Buying stocks can be a good path toward financial stability and additional income, but it’s important to understand how stock taxes affect what you owe the IRS. Any income you make when you sell stocks is taxable. Dividends from stocks are also taxable income.

Here’s what you need to know about taxes on stocks and some tips for how to reduce stock taxes.

What Are Capital Gains Taxes?

A capital gain is your profit from the sale of stocks you own, and this income is subject to capital gains taxes. If you have stocks in a brokerage account, you will pay capital gains taxes after selling your stocks at a higher price than you bought them.

There are two types of capital gains taxes depending on how long you owned stocks before selling them:

  • Long-term Capital Gains Tax is for stocks you owned more than a year. Long-term capital gains tax rates are 0%, 15%, or 20% depending on your income.
  • Short-term Capital Gains Tax is for stocks you owned less than a year. Short-term capital gains tax rates match your ordinary income tax rate.

If you sell stocks for less than what you paid to buy stocks, you can report a capital loss on your tax return to reduce your tax liability.

Are Dividends Taxable Income?

Dividends are considered taxable income by the IRS and can be taxed as either long-term capital gains or short-term capital gains.

There are two types of dividends:

  • Qualified dividends are from investments in the US or qualifying international companies whose stocks you have had for 61 days or more of a 121-day holding period. Qualified dividends tax rates are similar to long-term capital gains tax rates.
  • Non-qualified dividends are taxed at short-term capital gains tax rates. They’re often called ordinary dividends.

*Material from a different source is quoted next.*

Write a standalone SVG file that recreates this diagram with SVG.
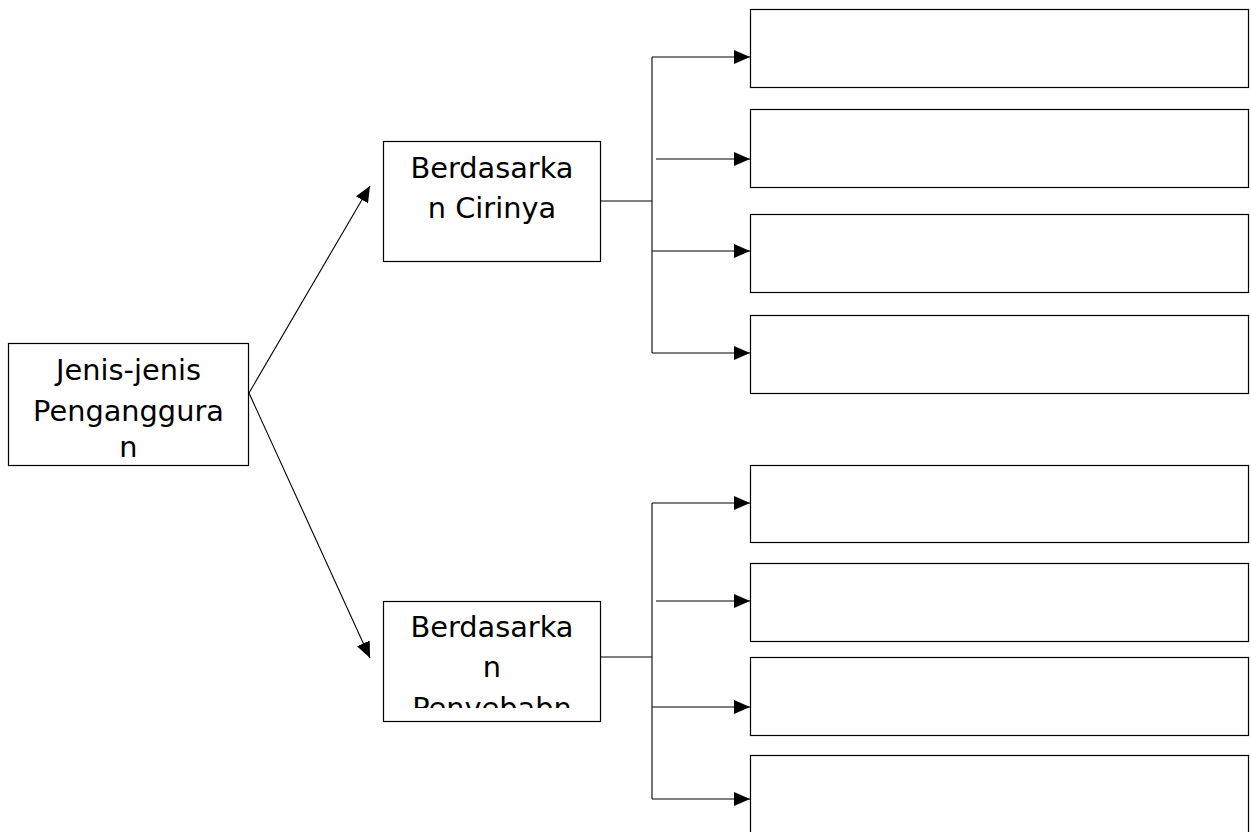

How Do I Reduce Stock Taxes?

Consider Long-Term Investments

If you wait more than a year after you buy stocks to sell them, you’ll benefit from lower long-term capital gains tax rates since the long-term rate is less than the short-term rate for most stocks.

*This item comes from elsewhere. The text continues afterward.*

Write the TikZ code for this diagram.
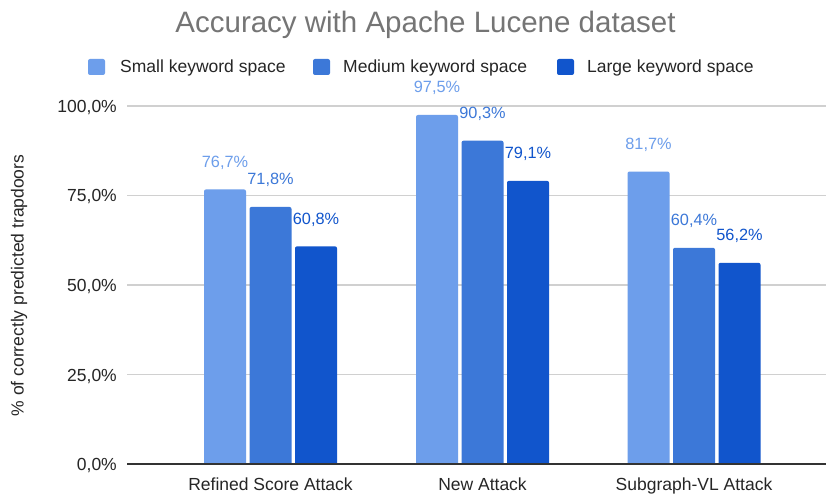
\documentclass[tikz,border=0pt]{standalone}
\usepackage{fontspec}
\setmainfont{Liberation Sans}
\begin{document}
\begin{tikzpicture}[x=1pt,y=-1pt,
  titletext/.style={font=\fontsize{29.5}{31}\selectfont, text=titlegray, inner sep=0pt},
  bodytext/.style={font=\fontsize{17.5}{19}\selectfont, text=textgray, inner sep=0pt},
  valtext/.style={font=\fontsize{16.3}{18}\selectfont, inner sep=0pt, anchor=base},
  grid line/.style={draw=gridgray, line width=1.1pt},
  axis line/.style={draw=axisgray, line width=1.4pt},
  keybox/.style={rounded corners=2pt},
]
\definecolor{sSmall}{HTML}{6D9EEB}
\definecolor{sMedium}{HTML}{3C78D8}
\definecolor{sLarge}{HTML}{1155CC}
\definecolor{titlegray}{HTML}{757575}
\definecolor{textgray}{HTML}{262626}
\definecolor{gridgray}{HTML}{D0D0D0}
\definecolor{axisgray}{HTML}{333333}

\useasboundingbox[fill=white] (0,0) rectangle (826,494);

% title
\node[titletext, anchor=base] (title) at (425.5,32.5) {Accuracy with Apache Lucene dataset};

% legend
\fill[sSmall, keybox]  (88,59)  rectangle (105,75);
\fill[sMedium, keybox] (313,59) rectangle (330,75);
\fill[sLarge, keybox]  (557,59) rectangle (574,75);
\node[bodytext, anchor=base west] (keySmall)  at (120,73) {Small keyword space};
\node[bodytext, anchor=base west] (keyMedium) at (343,73) {Medium keyword space};
\node[bodytext, anchor=base west] (keyLarge)  at (587,73) {Large keyword space};

% value axis: 0% at y=464, 3.58 units per percent
\foreach \v/\lab in {25/{25,0\%}, 50/{50,0\%}, 75/{75,0\%}, 100/{100,0\%}} {
  \coordinate (gl\v) at (127,{464-3.58*\v});
  \coordinate (gr\v) at (826,{464-3.58*\v});
  \draw[grid line] (gl\v) -- (gr\v);
  \node[bodytext, anchor=base east] (tick\v) at (117,{464-3.58*\v+6.5}) {\lab};
}
\node[bodytext, anchor=base east] (tick0) at (117,470.5) {0,0\%};
\node[bodytext, rotate=90] (ytitle) at (19,285.5) {\% of correctly predicted trapdoors};

% bars
\begin{scope}
\clip (0,0) rectangle (826,464);
\foreach \gx/\a/\b/\c/\la/\lb/\lc [count=\g] in {
    204/76.7/71.8/60.8/{76,7\%}/{71,8\%}/{60,8\%},
    416/97.5/90.3/79.1/{97,5\%}/{90,3\%}/{79,1\%},
    627.5/81.7/60.4/56.2/{81,7\%}/{60,4\%}/{56,2\%}} {
  \fill[sSmall,  rounded corners=2pt] (\gx,470)      rectangle ({\gx+42},{464-3.58*\a});
  \fill[sMedium, rounded corners=2pt] ({\gx+45.5},470) rectangle ({\gx+87.5},{464-3.58*\b});
  \fill[sLarge,  rounded corners=2pt] ({\gx+91},470)  rectangle ({\gx+133},{464-3.58*\c});
}
\end{scope}

% data labels
\foreach \gx/\a/\b/\c/\la/\lb/\lc [count=\g] in {
    204/76.7/71.8/60.8/{76,7\%}/{71,8\%}/{60,8\%},
    416/97.5/90.3/79.1/{97,5\%}/{90,3\%}/{79,1\%},
    627.5/81.7/60.4/56.2/{81,7\%}/{60,4\%}/{56,2\%}} {
  \node[valtext, text=sSmall]  (va\g) at ({\gx+21},{464-3.58*\a-22}) {\la};
  \node[valtext, text=sMedium] (vb\g) at ({\gx+66.5},{464-3.58*\b-22}) {\lb};
  \node[valtext, text=sLarge]  (vc\g) at ({\gx+112},{464-3.58*\c-22}) {\lc};
}

% category axis
\coordinate (axL) at (127,464);
\coordinate (axR) at (826,464);
\draw[axis line] (axL) -- (axR);
\node[bodytext, anchor=base] (cat1) at (270.5,490) {Refined Score Attack};
\node[bodytext, anchor=base] (cat2) at (482.5,490) {New Attack};
\node[bodytext, anchor=base] (cat3) at (694,490) {Subgraph-VL Attack};
\end{tikzpicture}
\end{document}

Offset Capital Gains with Losses

When the amount of your losses is more than your gains, this is known as a net capital loss. A maximum net capital loss of $3,000 can be subtracted from your income each year. If your capital loss exceeds $3,000, you can carryover the remaining loss to the next tax year to offset new capital gains.

Invest in IRA, 401(k), or Other Tax-Advantaged Accounts

Once funds are in a 401(k), and they remain there, you don’t pay any taxes on interest, dividends, investment growth, or investment profits until you withdraw.

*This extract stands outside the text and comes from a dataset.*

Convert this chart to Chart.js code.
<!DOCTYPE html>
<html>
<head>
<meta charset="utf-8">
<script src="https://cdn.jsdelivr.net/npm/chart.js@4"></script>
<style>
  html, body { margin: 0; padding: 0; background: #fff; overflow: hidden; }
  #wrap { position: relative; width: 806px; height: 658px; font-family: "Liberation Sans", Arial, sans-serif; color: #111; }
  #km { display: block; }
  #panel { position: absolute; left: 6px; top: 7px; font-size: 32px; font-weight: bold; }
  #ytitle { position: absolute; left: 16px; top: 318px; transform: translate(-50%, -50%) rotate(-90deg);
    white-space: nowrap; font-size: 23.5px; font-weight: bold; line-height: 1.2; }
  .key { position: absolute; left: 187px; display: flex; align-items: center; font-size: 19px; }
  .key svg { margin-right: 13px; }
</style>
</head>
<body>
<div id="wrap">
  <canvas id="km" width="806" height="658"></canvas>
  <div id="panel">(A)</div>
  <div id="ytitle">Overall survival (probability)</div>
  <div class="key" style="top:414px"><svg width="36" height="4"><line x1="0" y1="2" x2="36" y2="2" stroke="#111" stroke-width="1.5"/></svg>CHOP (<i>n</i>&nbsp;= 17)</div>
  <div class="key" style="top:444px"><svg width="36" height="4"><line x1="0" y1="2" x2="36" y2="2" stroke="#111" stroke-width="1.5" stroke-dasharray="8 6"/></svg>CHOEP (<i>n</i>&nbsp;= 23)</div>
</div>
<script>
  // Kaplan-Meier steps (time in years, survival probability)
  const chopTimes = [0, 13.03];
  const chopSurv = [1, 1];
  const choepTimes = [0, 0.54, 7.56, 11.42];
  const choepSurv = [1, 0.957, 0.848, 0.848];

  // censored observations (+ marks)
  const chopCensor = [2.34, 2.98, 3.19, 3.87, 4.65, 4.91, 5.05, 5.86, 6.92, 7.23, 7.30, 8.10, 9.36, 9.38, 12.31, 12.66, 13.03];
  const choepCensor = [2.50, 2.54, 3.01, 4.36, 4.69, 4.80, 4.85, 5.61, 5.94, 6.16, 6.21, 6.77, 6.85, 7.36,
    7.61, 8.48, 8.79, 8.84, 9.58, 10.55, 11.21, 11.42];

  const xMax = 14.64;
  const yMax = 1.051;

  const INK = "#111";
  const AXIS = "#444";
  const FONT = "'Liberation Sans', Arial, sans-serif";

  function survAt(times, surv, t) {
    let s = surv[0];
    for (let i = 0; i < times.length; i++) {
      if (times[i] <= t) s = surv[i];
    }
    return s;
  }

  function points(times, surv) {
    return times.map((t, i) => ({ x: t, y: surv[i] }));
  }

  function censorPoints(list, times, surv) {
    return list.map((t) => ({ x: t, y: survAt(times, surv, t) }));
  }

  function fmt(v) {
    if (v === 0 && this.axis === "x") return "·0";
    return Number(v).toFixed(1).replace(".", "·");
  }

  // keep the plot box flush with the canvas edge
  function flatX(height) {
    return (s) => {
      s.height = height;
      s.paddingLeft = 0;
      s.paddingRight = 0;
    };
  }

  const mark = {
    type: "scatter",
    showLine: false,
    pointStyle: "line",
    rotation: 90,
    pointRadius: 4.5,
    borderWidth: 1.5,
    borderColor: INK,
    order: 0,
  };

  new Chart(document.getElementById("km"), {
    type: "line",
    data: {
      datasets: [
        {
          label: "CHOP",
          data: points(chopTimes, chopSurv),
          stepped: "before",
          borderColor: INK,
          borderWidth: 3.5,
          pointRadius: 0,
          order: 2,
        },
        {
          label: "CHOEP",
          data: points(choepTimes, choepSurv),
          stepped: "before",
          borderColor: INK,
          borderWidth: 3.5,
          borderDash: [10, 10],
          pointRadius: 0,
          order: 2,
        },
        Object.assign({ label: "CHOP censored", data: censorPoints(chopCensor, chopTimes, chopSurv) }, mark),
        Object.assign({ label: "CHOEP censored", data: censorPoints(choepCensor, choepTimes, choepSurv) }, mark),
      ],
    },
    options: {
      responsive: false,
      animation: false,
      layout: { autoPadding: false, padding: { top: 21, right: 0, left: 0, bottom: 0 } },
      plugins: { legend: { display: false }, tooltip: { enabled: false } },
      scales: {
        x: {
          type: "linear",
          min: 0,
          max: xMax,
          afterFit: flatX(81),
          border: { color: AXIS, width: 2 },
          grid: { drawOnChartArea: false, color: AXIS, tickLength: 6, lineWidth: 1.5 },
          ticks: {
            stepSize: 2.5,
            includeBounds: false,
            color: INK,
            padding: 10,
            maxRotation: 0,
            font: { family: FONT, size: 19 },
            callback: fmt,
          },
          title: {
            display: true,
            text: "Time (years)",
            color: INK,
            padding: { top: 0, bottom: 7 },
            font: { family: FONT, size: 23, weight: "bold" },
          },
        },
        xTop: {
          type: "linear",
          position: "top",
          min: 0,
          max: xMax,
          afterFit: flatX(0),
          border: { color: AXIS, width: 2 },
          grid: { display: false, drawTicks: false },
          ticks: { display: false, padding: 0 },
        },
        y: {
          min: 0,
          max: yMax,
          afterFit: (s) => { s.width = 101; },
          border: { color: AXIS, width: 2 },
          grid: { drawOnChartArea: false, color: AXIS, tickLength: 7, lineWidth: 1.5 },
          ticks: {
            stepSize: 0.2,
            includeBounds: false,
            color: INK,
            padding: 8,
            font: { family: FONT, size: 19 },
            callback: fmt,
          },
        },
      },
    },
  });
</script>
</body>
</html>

You won’t pay capitals gains taxes for Roth IRA’s since you’re investing after-tax money. Note that if you withdraw early from your Roth IRA, you’ll pay income taxes but not capital gains taxes. You also don’t pay capital gains taxes for traditional IRA’s, but when you withdraw you’ll pay income taxes. Remember capital gains and dividends in a brokerage account are not tax-free.

Donate Stock to charity

Donating stocks that you’ve had for over a year to a qualified charitable organization can be a tax deduction for the full amount of the shares. Plus, you avoid capital gains taxes in this scenario.

Sell Stocks When Your Income is Lower

Selling stocks when your income is lower can minimize your short-term capital gains tax rate when you’ve had the stocks less than a year. Also, the long-term capital gains tax rate is zero if your income is less than $41,675 (single or married filing separately) or $83,350 (married filing jointly).

What Do I Do If I Can’t Afford to Pay Tax Debt From Stock Taxes?

Finally, if you can’t afford to pay tax debt from stock taxes, the IRS offers multiple tax debt relief programs. You may even qualify to settle your tax debt from stocks for less than what you owe with an Offer in Compromise (OIC).